A medium sized business is traditionally defined as having 100 to 500 employees. A lot changes when a business enters this phase in its growth, including the maturity of many different aspects of the business. Marketing, Sales, and Management must all be flexible as the business grows.
A business that is moving out of a ’small business’ stage and into its awkward ‘teenage’ years as a ‘mid-sized’ business is certain to experience difficult growth pains. Nobody, no department, and no project is immune to the pains that are felt by a growing organization. IT always receives the brunt of the ill effects, and must deal with many problems and initiatives related to the expansion. They must review software, hardware, transitioning to new platforms, enterprise expansion and connectivity between systems.
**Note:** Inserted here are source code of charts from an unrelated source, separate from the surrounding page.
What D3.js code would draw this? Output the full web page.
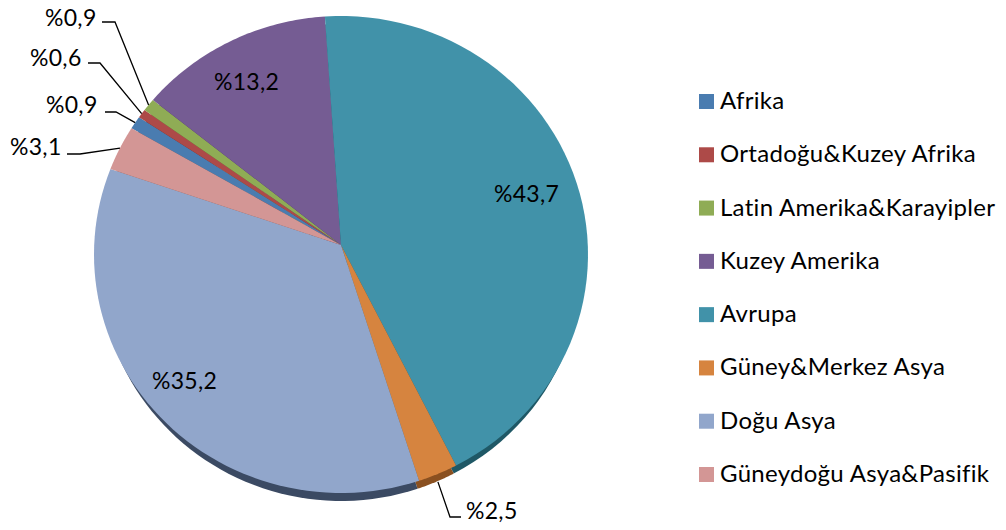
<!DOCTYPE html>
<html lang="tr">
  <head>
    <meta charset="utf-8">
    <title>Bölgelere göre dağılım</title>
    <style>
      html, body { margin: 0; padding: 0; background: #fff; }
      svg { display: block; font-family: Lato, "Open Sans", sans-serif; }
      text { font-size: 24px; letter-spacing: 0.3px; fill: #000; }
      text.share { font-size: 23px; }
    </style>
    <script src="https://cdnjs.cloudflare.com/ajax/libs/d3/7.8.5/d3.min.js"></script>
  </head>
  <body>
    <svg width="1006" height="530"></svg>
    <script>
      var regions = ["Afrika", "Ortadoğu&Kuzey Afrika", "Latin Amerika&Karayipler", "Kuzey Amerika",
                     "Avrupa", "Güney&Merkez Asya", "Doğu Asya", "Güneydoğu Asya&Pasifik"];
      var shares = [0.9, 0.6, 0.9, 13.2, 43.7, 2.5, 35.2, 3.1];
      var shareLabels = ["%0,9", "%0,6", "%0,9", "%13,2", "%43,7", "%2,5", "%35,2", "%3,1"];
      var colors = ["#4a7cb0", "#ad4a48", "#8fac55", "#755c93", "#4192a9", "#d6843f", "#91a6cb", "#d39695"];
      var rimColors = ["#2c4a6a", "#682c2b", "#566733", "#463758", "#1f5866", "#8a5020", "#3b4a63", "#7f5a59"];

      var svg = d3.select("svg");

      // the pie is slightly tilted: the rim is an ellipse and the tip sits above its middle
      var tip = [341, 245], mid = [341, 254.5], rx = 247, ry = 238.5, depth = 8, rimScale = 0.98;

      var pie = d3.pie().sort(null).value(function(d) { return d; })
          .startAngle(-60 * Math.PI / 180)
          .endAngle(300 * Math.PI / 180);
      var slices = pie(shares);

      // where a ray from the tip at this angle hits the rim
      function rim(a) {
        var dx = Math.sin(a), dy = -Math.cos(a) * ry / rx, oy = tip[1] - mid[1];
        var A = dx * dx / (rx * rx) + dy * dy / (ry * ry),
            B = 2 * dy * oy / (ry * ry),
            C = oy * oy / (ry * ry) - 1;
        var t = (-B + Math.sqrt(B * B - 4 * A * C)) / (2 * A);
        return [tip[0] + t * dx, tip[1] + t * dy];
      }

      var line = d3.line();
      function slicePath(d) {
        var pts = [tip];
        d3.range(0, 61).forEach(function(i) {
          pts.push(rim(d.startAngle + (d.endAngle - d.startAngle) * i / 60));
        });
        return line(pts) + "Z";
      }

      // dark edge under the lower rim, narrowed so it fades out before the sides
      svg.append("g")
          .attr("transform", "translate(" + tip[0] + "," + depth + ") scale(" + rimScale + ",1) translate(" + (-tip[0]) + ",0)")
        .selectAll("path").data(slices).enter().append("path")
          .attr("d", slicePath)
          .attr("fill", function(d, i) { return rimColors[i]; });

      svg.append("g").selectAll("path").data(slices).enter().append("path")
          .attr("d", slicePath)
          .attr("fill", function(d, i) { return colors[i]; });

      // label anchors per slice, same order as shares
      var labelX = [45, 30, 46, 214, 494, 466, 152, 10];
      var labelY = [26, 66, 113, 90, 202, 519, 389, 155];

      // leader lines only for the small slices: [text side end, elbow]
      var leaders = [
        { i: 0, pts: [[105, 112], [116, 112]] },
        { i: 1, pts: [[88, 63], [100, 63]] },
        { i: 2, pts: [[102, 22], [115, 22]] },
        { i: 5, pts: [[461, 517], [450, 517]] },
        { i: 7, pts: [[67, 154], [80, 154]] }
      ];
      svg.append("g").selectAll("path").data(leaders).enter().append("path")
          .attr("fill", "none").attr("stroke", "#000").attr("stroke-width", 1.3)
          .attr("d", function(d) {
            var s = slices[d.i], p = rim((s.startAngle + s.endAngle) / 2);
            return line(d.pts.concat([[p[0], p[1] + (d.i === 5 ? depth : 0)]]));
          });

      svg.append("g").selectAll("text").data(shareLabels).enter().append("text")
          .attr("class", "share")
          .attr("x", function(d, i) { return labelX[i]; })
          .attr("y", function(d, i) { return labelY[i]; })
          .text(function(d) { return d; });

      var legendY = d3.scalePoint().domain(regions).range([101, 474]);
      var legend = svg.append("g").selectAll("g").data(regions).enter().append("g")
          .attr("transform", function(d) { return "translate(699," + legendY(d) + ")"; });
      legend.append("rect")
          .attr("y", -7).attr("width", 15).attr("height", 15)
          .attr("fill", function(d, i) { return colors[i]; });
      legend.append("text")
          .attr("x", 21).attr("y", 8)
          .text(function(d) { return d; });
    </script>
  </body>
</html>
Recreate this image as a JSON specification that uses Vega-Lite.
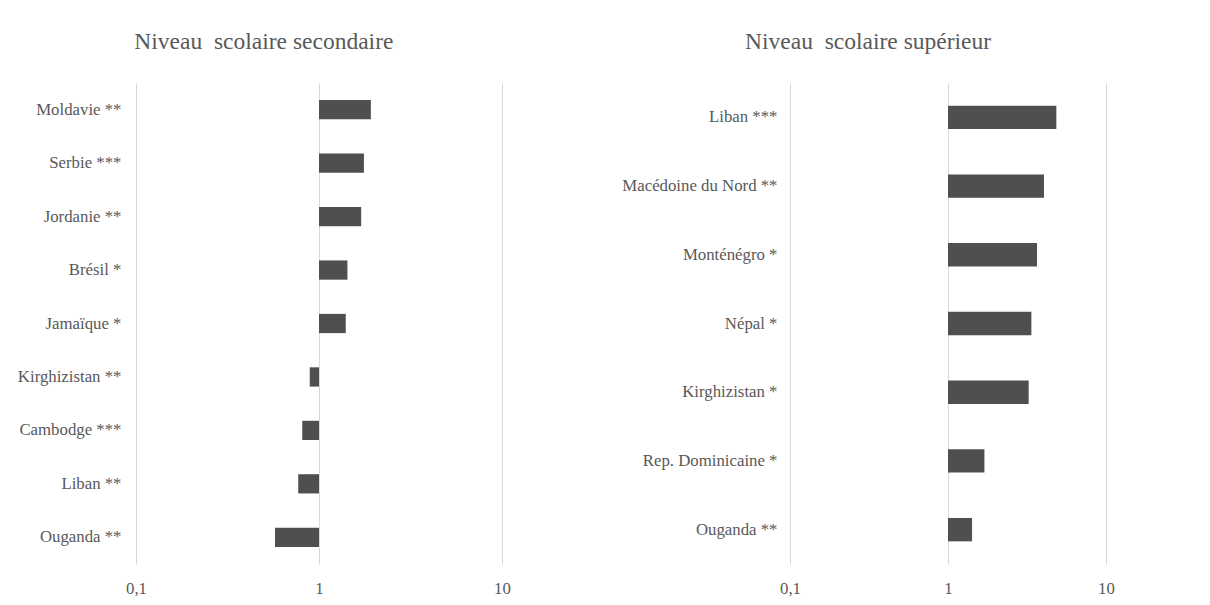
{
  "$schema": "https://vega.github.io/schema/vega-lite/v6.json",
  "background": "white",
  "padding": {"left": 17, "top": 29, "right": 10, "bottom": 8},
  "datasets": {
    "secondaire": [
      {"pays": "Moldavie **", "valeur": 1.92},
      {"pays": "Serbie ***", "valeur": 1.76},
      {"pays": "Jordanie **", "valeur": 1.70},
      {"pays": "Brésil *", "valeur": 1.43},
      {"pays": "Jamaïque *", "valeur": 1.40},
      {"pays": "Kirghizistan **", "valeur": 0.89},
      {"pays": "Cambodge ***", "valeur": 0.81},
      {"pays": "Liban **", "valeur": 0.77},
      {"pays": "Ouganda **", "valeur": 0.575}
    ],
    "superieur": [
      {"pays": "Liban ***", "valeur": 4.85},
      {"pays": "Macédoine du Nord **", "valeur": 4.05},
      {"pays": "Monténégro *", "valeur": 3.66},
      {"pays": "Népal *", "valeur": 3.37},
      {"pays": "Kirghizistan *", "valeur": 3.24},
      {"pays": "Rep. Dominicaine *", "valeur": 1.70},
      {"pays": "Ouganda **", "valeur": 1.42}
    ]
  },
  "config": {
    "font": "Liberation Serif",
    "view": {"stroke": null},
    "concat": {"spacing": 288},
    "title": {"font": "Liberation Serif", "fontSize": 23.5, "fontWeight": "normal", "color": "#595959", "anchor": "middle", "frame": "bounds", "offset": 30},
    "axis": {"labelFont": "Liberation Serif", "labelFontSize": 16.8, "labelColor": "#595959", "domain": false, "ticks": false, "title": null}
  },
  "bounds": "flush",
  "hconcat": [
    {
      "title": "Niveau\u00a0 scolaire secondaire",
      "width": 366,
      "height": 481,
      "data": {"name": "secondaire"},
      "mark": {"type": "bar", "color": "#4f4f4f"},
      "encoding": {
        "y": {"field": "pays", "type": "nominal", "sort": null, "scale": {"paddingInner": 0.64, "paddingOuter": 0.32}, "axis": {"grid": false, "labelPadding": 15}},
        "x": {"field": "valeur", "type": "quantitative", "scale": {"type": "log", "domain": [0.1, 10], "nice": false}, "axis": {"values": [0.1, 1, 10], "grid": true, "gridColor": "#d9d9d9", "gridWidth": 1, "labelPadding": 16, "labelFlush": false, "labelExpr": "replace(format(datum.value, '~g'), '.', ',')"}},
        "x2": {"datum": 1}
      }
    },
    {
      "title": "Niveau\u00a0 scolaire supérieur",
      "width": 316,
      "height": 481,
      "data": {"name": "superieur"},
      "mark": {"type": "bar", "color": "#4f4f4f"},
      "encoding": {
        "y": {"field": "pays", "type": "nominal", "sort": null, "scale": {"paddingInner": 0.66, "paddingOuter": 0.33}, "axis": {"grid": false, "labelPadding": 13}},
        "x": {"field": "valeur", "type": "quantitative", "scale": {"type": "log", "domain": [0.1, 10], "nice": false}, "axis": {"values": [0.1, 1, 10], "grid": true, "gridColor": "#d9d9d9", "gridWidth": 1, "labelPadding": 16, "labelFlush": false, "labelExpr": "replace(format(datum.value, '~g'), '.', ',')"}},
        "x2": {"datum": 1}
      }
    }
  ]
}
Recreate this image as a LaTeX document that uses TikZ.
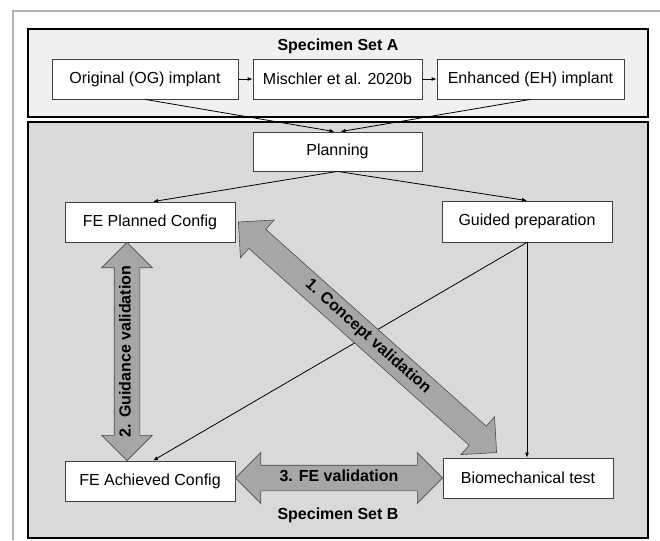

Information technology managers are responsible for a plethora of tasks, from selecting HR software like PeopleSoft to reviewing database systems for managing the enterprises data. They are responsible for reviewing, tracking, and managing all of the tasks that are being undertaken to deal with the growth pains. A lot of work goes into this effort. They must select new software, determine how to run it and run perform hardware procurement and many other tasks.
While analyzing software it is also important to review with the vendor how they handle migrating your existing systems into the new one. The best case scenario is that they have a built-in import tool, but often times we aren’t so lucky. Other times, manual loads or XML data feeds must be used while plugging holes so that you can get your existing data into the new system.
While moving to this mid-sized it is important that the organization also make a concerted effort to value its data. Data is the lifeblood of an organization and provides so many opportunities if it is clean and error-free. From statistical analysis to data mining and developing future projections, if you have good data, the opportunities are endless. Many organizations are implementing data governance and master data management to put tight business rules and controls around there most important data. Doing these programs brings value to the organization and prevents embarrassing mistakes.
In a perfect world, a company would be thinking about scalability and enterprise style systems from employee number 1. The reality, however, is that growth, growth, and growth are the main focus for most companies, and systems are an afterthought. Either way, minimizing the pains of a growing organization is a difficult but rewarding proposition.